Most strategic plans are created by small groups of technical experts. Typically there is relatively limited community engagement. Manchester Proud flipped the model and made community engagement the foundation for the plan. We believe that in order for a plan to succeed, it needed to reflect the priorities, concerns, and aspirations of the Manchester community as a whole.

We also recognized that there is a wealth of information out there, including the Curriculum Audit of 2013 and the Manchester’s Neighborhood Health Improvement Strategy. We made the most of all such resources to build the Manchester Proud strategic plan.

Manchester Proud did not have a predetermined outcome for the plan, which was accepted by the Board of School Committee on Feb. 20, 2020. The strategic plan reflects what the people of Manchester said they hope to see in our schools, what they are concerned about, and what they believe will best position our students, families, and educators to thrive.

The strategic plan encompasses both important operational considerations – the nuts and bolts of effectively managing a large urban school district – and aspirational goals for the educational experiences Manchester will offer its students and families.

A strategic plan provides a clear way for Manchester to know whether it is setting up its students, families, and educators for success. It lays out a framework for deciding where Manchester will focus its time and resources to help maximize student learning. And the plan will provide clear benchmarks, goals, and systems to ensure that public funds are being used wisely, with transparency and accountability to the taxpayers.

Manchester Proud believes that a strong, community-driven strategic plan will lead to great outcomes for our community, while also making the best possible use of taxpayer dollars.

Manchester’s schools are a vital part of our city and they impact every single resident. Manchester Proud wants your input on the planning process as you will be a critical part of ensuring the plan is successful.

Your voice matters because:

  • Manchester’s schools directly affect our city’s quality of life, our ability to attract and retain new businesses, and the strength of our neighborhoods.
  • Decisions made about our schools can impact students and communities for a lifetime.
  • Decisions should not be made in isolation, but instead, with input from all community members.
  • The reputation of our city’s educational system impacts everyone who lives and works here.

We believe it is critical that Manchester Proud hear from all of our residents.

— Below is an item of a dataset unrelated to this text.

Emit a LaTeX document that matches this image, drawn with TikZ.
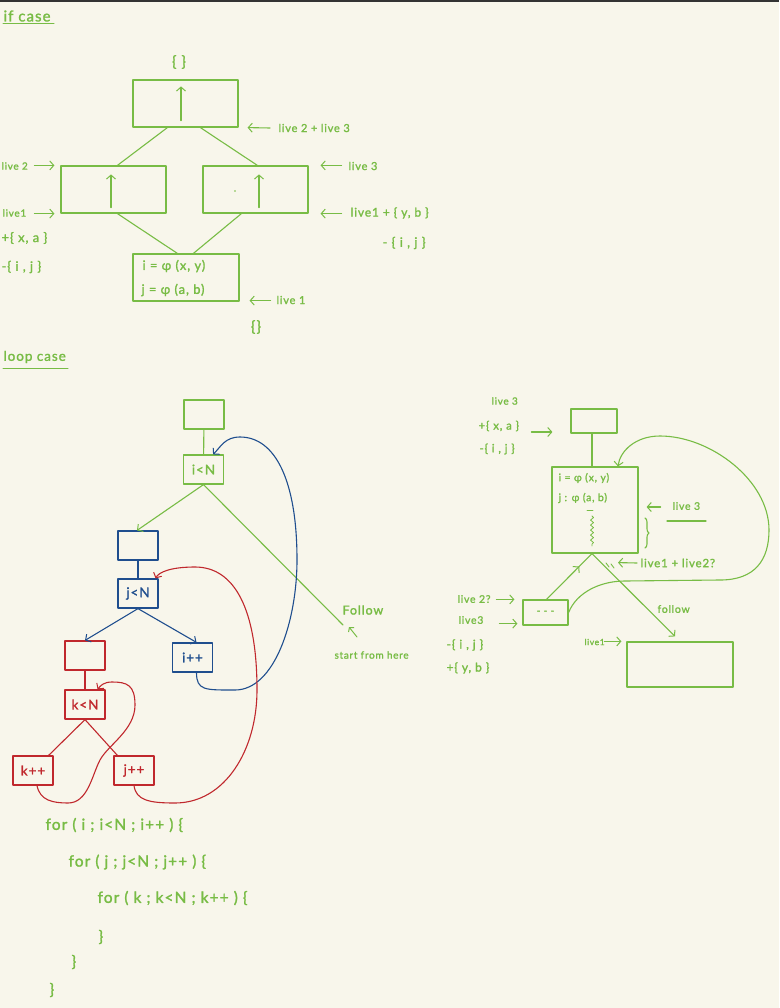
\documentclass[tikz,border=0pt]{standalone}
\usepackage{fontspec}
\setmainfont{Lato}[LetterSpace=7,FakeBold=1.5]
\usetikzlibrary{arrows.meta,calc,decorations.pathmorphing,decorations.pathreplacing,decorations.markings}
\definecolor{bg}{HTML}{F8F6EB}
\definecolor{gr}{HTML}{78BC45}
\definecolor{bl}{HTML}{1F4E8E}
\definecolor{rd}{HTML}{C0282D}
\newcommand{\fsz}[1]{\fontsize{#1}{#1}\selectfont}
\begin{document}
\begin{tikzpicture}[x=1pt,y=-1pt,
  line width=1.1pt, line cap=round, line join=round,
  tip/.style={-{Straight Barb[length=4pt,width=9pt,line width=1pt]}},
  midtip/.style={postaction={decorate},decoration={markings,mark=at position #1 with {\arrow{Straight Barb[length=4pt,width=9pt,line width=1pt]}}}},
  box/.style={draw, rectangle, inner sep=0pt, line width=1.2pt},
  gbox/.style={box, draw=gr, text=gr},
  bbox/.style={box, draw=bl, text=bl},
  rbox/.style={box, draw=rd, text=rd},
  sbox/.style={minimum width=40pt, minimum height=29pt, font=\fsz{13.5}},
  lbl/.style={text=gr, font=\fsz{11}, inner sep=0pt, anchor=west},
  code/.style={lbl, font=\fsz{15.5}}]
\fill[bg] (0,0) rectangle (779,1008);
\fill[black!80] (0,0) rectangle (779,2);
\useasboundingbox (0,0) rectangle (779,1008);

% ---------- if case ----------
\node[lbl, font=\fsz{15}] (ifc) at (3,16) {if case};
\draw[gr, line width=1pt] (3,24) -- (54,24);
\node[lbl, anchor=center, font=\fsz{15}] (e1) at (179,62) {\{ \}};
\node[gbox, minimum width=105pt, minimum height=47pt] (t) at (185.5,103.5) {};
\node[gbox, minimum width=105pt, minimum height=47pt] (l) at (113.5,189.5) {};
\node[gbox, minimum width=105pt, minimum height=47pt] (r) at (255.5,189.5) {};
\node[gbox, minimum width=106pt, minimum height=47pt] (b) at (186,277.5) {};
\node[lbl, font=\fsz{13}] (bt1) at (142,266) {i = φ (x, y)};
\node[lbl, font=\fsz{13}] (bt2) at (141,290) {j = φ (a, b)};
\draw[gr, tip] ([xshift=-4.5pt,yshift=7pt]t.south) -- ([xshift=-4.5pt,yshift=-7pt]t.north);
\draw[gr, tip] ([xshift=-2.5pt,yshift=6pt]l.south) -- ([xshift=-2.5pt,yshift=-9pt]l.north);
\draw[gr, tip] ([xshift=3.5pt,yshift=6pt]r.south) -- ([xshift=3.5pt,yshift=-9pt]r.north);
\fill[gr] (235,191) circle (0.8pt);
\draw[gr] ([xshift=35pt]t.south west) -- ([xshift=57pt]l.north west);
\draw[gr] ([xshift=68pt]t.south west) -- ([xshift=55pt]r.north west);
\draw[gr] ([xshift=57pt]l.south west) -- ([xshift=45pt]b.north west);
\draw[gr] ([xshift=39pt]r.south west) -- ([xshift=61pt]b.north west);

\node[lbl] (a1) at (278,128) {live 2 + live 3};
\draw[gr, tip] ([xshift=-8pt]a1.west) -- ([xshift=9pt]t.south east);
\node[lbl, font=\fsz{10}] (a2) at (1,166) {live 2};
\draw[gr, tip] ([xshift=-26pt]l.north west) -- ([xshift=-6pt]l.north west);
\node[lbl, font=\fsz{10}] (a3) at (2,213) {live1};
\draw[gr, tip] ([xshift=-26pt]l.south west) -- ([xshift=-6pt]l.south west);
\node[lbl, font=\fsz{13}] (a4) at (1,238) {+\{ x, a \}};
\node[lbl, font=\fsz{13}] (a5) at (1,267) {-\{ i , j \}};
\node[lbl] (a6) at (348,166) {live 3};
\draw[gr, tip] ([xshift=33pt]r.north east) -- ([xshift=12pt]r.north east);
\node[lbl, font=\fsz{12}] (a7) at (350,213) {live1 + \{ y, b \}};
\draw[gr, tip] ([xshift=33pt]r.south east) -- ([xshift=12pt]r.south east);
\node[lbl, font=\fsz{13}] (a8) at (382,243) {- \{ i , j \}};
\node[lbl] (a9) at (276,300) {live 1};
\draw[gr, tip] ([xshift=31pt,yshift=1pt]b.south east) -- ([xshift=10pt,yshift=1pt]b.south east);
\node[lbl, anchor=center, font=\fsz{15}] (e2) at (256,327) {\{\}};

% ---------- loop case ----------
\node[lbl, font=\fsz{13.5}] (lc) at (3,357) {loop case};
\draw[gr, line width=1pt] (3,368) -- (68,368);
\node[gbox, sbox] (g1) at (204,414.5) {};
\node[gbox, sbox] (iN) at (203.5,469.5) {i<N};
\draw[gr] (g1) -- (iN);
\node[bbox, sbox] (b1) at (138,545.5) {};
\node[bbox, sbox] (jN) at (138,593.5) {j<N};
\draw[bl] (b1) -- (jN);
\draw[gr, tip] (iN.south) -- ([xshift=-1pt]b1.north);
\coordinate (fl) at (343,625);
\draw[gr] (iN.south) -- (fl);
\node[lbl, font=\fsz{12.5}] (follow) at (342,610) {Follow};
\node[lbl, font=\fsz{10}] (sfh) at (334,655) {start from here};
\coordinate (sa) at (357,637);
\coordinate (sb) at (349,627);
\draw[gr, line width=1pt, -{Straight Barb[length=3pt,width=7pt]}] (sa) -- (sb);

\node[rbox, sbox] (r1) at (85,655.5) {};
\node[bbox, sbox] (ipp) at (192.5,657.5) {i++};
\draw[bl, tip] (jN.south) -- (r1.north);
\draw[bl, tip] (jN.south) -- ([xshift=4pt]ipp.north);
\node[rbox, sbox] (kN) at (85,704.5) {k<N};
\draw[rd] (r1) -- (kN);
\node[rbox, sbox] (kpp) at (33,770.5) {k++};
\node[rbox, sbox] (jpp) at (134,770.5) {j++};
\draw[rd] (kN.south) -- ([xshift=-5pt]kpp.north east);
\draw[rd] (kN.south) -- ([xshift=4pt]jpp.north west);

\draw[bl, tip] ([xshift=4pt]ipp.south) .. controls +(0,18) and +(-30,0) .. (235,690)
  .. controls +(40,0) and +(0,60) .. (297,560)
  .. controls +(0,-80) and +(35,0) .. (240,437)
  .. controls +(-15,0) and +(8,-8) .. ([xshift=-11pt]iN.north east);
\draw[rd, tip] (jpp.south) .. controls +(2,15) and +(-25,0) .. (175,803)
  .. controls +(50,0) and +(0,60) .. (257,690)
  .. controls +(0,-80) and +(40,0) .. (195,567)
  .. controls +(-25,0) and +(3,-6) .. ([xshift=-3pt]jN.north east);
\draw[rd, tip] ([xshift=4pt]kpp.south) .. controls +(3,15) and +(-15,0) .. (68,803)
  .. controls +(20,0) and +(-8,15) .. (100,760)
  .. controls +(8,-15) and +(0,25) .. (135,705)
  .. controls +(0,-20) and +(15,0) .. (112,682)
  .. controls +(-8,0) and +(3,-4) .. ([xshift=-8pt]kN.north east);

\node[code] (c1) at (45,825) {for ( i ; i<N ; i++ ) \{};
\node[code] (c2) at (68,862) {for ( j ; j<N ; j++ ) \{};
\node[code] (c3) at (97,898) {for ( k ; k<N ; k++ ) \{};
\node[code] (c4) at (98,937) {\}};
\node[code] (c5) at (71,962) {\}};
\node[code] (c6) at (49,990) {\}};

% ---------- right loop ----------
\node[gbox, minimum width=46pt, minimum height=24pt] (rt) at (594,421) {};
\node[gbox, minimum width=86pt, minimum height=86pt] (big) at (595,510) {};
\draw[gr] ([xshift=-2pt]rt.south) -- ([xshift=-3pt]big.north);
\node[lbl, font=\fsz{10.5}] (p1) at (558,478) {i = φ (x, y)};
\node[lbl, font=\fsz{10.5}] (p2) at (558,498) {j : φ (a, b)};
\draw[gr, line width=0.9pt] (587,510) -- (593,510);
\draw[gr, line width=0.8pt, decorate, decoration={snake, amplitude=1.5pt, segment length=5pt}] (592,516) -- (592,546);
\node[lbl, font=\fsz{10.5}] (q1) at (672,506) {live 3};
\draw[gr, tip] ([xshift=22pt,yshift=3pt]big.east) -- ([xshift=8pt,yshift=3pt]big.east);
\draw[gr] (667,521) -- (706,521);
\draw[gr, decorate, decoration={brace, amplitude=4pt}] (645,518) -- (645,548);
\node[lbl, font=\fsz{11.5}] (q2) at (640,563) {live1 + live2?};
\draw[gr, tip] ([xshift=-3pt]q2.west) -- ([xshift=23pt,yshift=-9pt]big.south);

\node[lbl, font=\fsz{10}] (q3) at (491,401) {live 3};
\node[lbl, font=\fsz{11.5}] (q4) at (478,426) {+\{ x, a \}};
\node[lbl, font=\fsz{11.5}] (q5) at (479,449) {-\{ i , j \}};
\draw[gr, tip] ([xshift=-39pt,yshift=-11pt]rt.west) -- ([xshift=-18pt,yshift=-11pt]rt.west);

\node[gbox, minimum width=45pt, minimum height=25pt, font=\fsz{10}] (dsh) at (545.5,612.5) {- - -};
\node[gbox, minimum width=106pt, minimum height=45pt] (fb) at (680,664.5) {};
\draw[gr, midtip=0.72] ([xshift=1pt]dsh.north) -- ([xshift=-3pt]big.south);
\draw[gr, tip] ([xshift=-3pt]big.south) -- ([xshift=-5pt,yshift=5pt]fb.north);
\draw[gr, line width=0.9pt] (606,563) -- (609,567);
\draw[gr, line width=0.9pt] (611,564) -- (614,568);
\node[lbl, font=\fsz{10.5}] (q6) at (657,609) {follow};
\draw[gr, tip] (dsh.east) .. controls +(8,-20) and +(-25,0) .. (625,581) -- (720,580)
  .. controls +(35,0) and +(0,30) .. (769,530)
  .. controls +(0,-50) and +(50,0) .. (660,436)
  .. controls +(-25,0) and +(2,-15) .. ([xshift=23pt]big.north);

\node[lbl, font=\fsz{10.5}] (q7) at (457,599) {live 2?};
\draw[gr, tip] ([xshift=-26pt]dsh.north west) -- ([xshift=-8pt]dsh.north west);
\node[lbl, font=\fsz{10.5}] (q8) at (458,620) {live3};
\draw[gr, tip] ([xshift=-23pt,yshift=2pt]dsh.south west) -- ([xshift=-5pt,yshift=2pt]dsh.south west);
\node[lbl, font=\fsz{12}] (q9) at (446,645) {-\{ i , j \}};
\node[lbl, font=\fsz{12}] (q10) at (446,668) {+\{ y, b \}};
\node[lbl, font=\fsz{8.5}] (q11) at (584,642) {live1};
\draw[gr, tip] ([xshift=-22pt]fb.north west) -- ([xshift=-5pt]fb.north west);
\end{tikzpicture}
\end{document}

Every consulting partner that has or will be selected by Manchester Proud is chosen through a rigorous selection process, that includes multiple candidates. They are chosen to perform specific tasks, such as coordinate community engagement or perform an assessment of our District’s current operations. They are selected based on qualifications and commitment to upholding our Mission. They have no authority to direct our work or make any decisions on behalf of our community.  And anyone among us, whether Council members or our volunteer Coordinator, who has any relationship with the proposed vendor, has been entirely recused from the selection process. Our high standards of ethics and propriety are never compromised.

In April 2018, Manchester Proud contracted with Reaching Higher NH to provide project management services and oversee the community engagement efforts.

Reaching Higher New Hampshire is a New Hampshire-based, nonpartisan 501c3, whose mission is to promote the success of our state’s public schools.  RHNH has deep experience in facilitating workshops and town hall-type events, organizing community events to gather feedback around education issues.  They assist Manchester Proud as project managers and community engagement coordinators.

In October 2018, Manchester Proud received the approval of the Board of School Committee to support the membership of Manchester School District in the Council of the Great City Schools. Manchester School District applied for membership and will hear back from the Council of the Great City Schools later in 2018.

The Council of the Great City Schools is a school district membership association consisting of the largest urban school district from each state and the largest urban school districts in the country overall. Its membership can be viewed here. The Council of the Great City Schools provides its members with expert technical advice and consultation on important operational issues involved in running large school systems. For example, each year it produces a comprehensive report analyzing performance among its member districts on metrics such as:

  • Payroll staff – overtime hours per FTE
  • Procurement costs per purchasing order
  • Workers compensation per employee
  • Cost per meal
  • Custodial costs per square foot
  • Utility costs per square foot
  • Health/Safety violations per site
  • Safety and security expenditures per 1,000 students
  • Cost per mile operated (transportation)
  • Bus usage – daily runs per bus
  • Teacher retention
  • Exit interview completion rate
  • HR cost per district FTE
  • IT spending per student

As the small sampling above shows, these metrics are critical towards maximizing the efficient use of taxpayer dollars irrespective of the educational strategies Manchester adopts. The Council of the Great City Schools focuses on these types of nuts-and-bolts considerations so that its members can improve their performance and deliver better outcomes per dollar of taxpayer support.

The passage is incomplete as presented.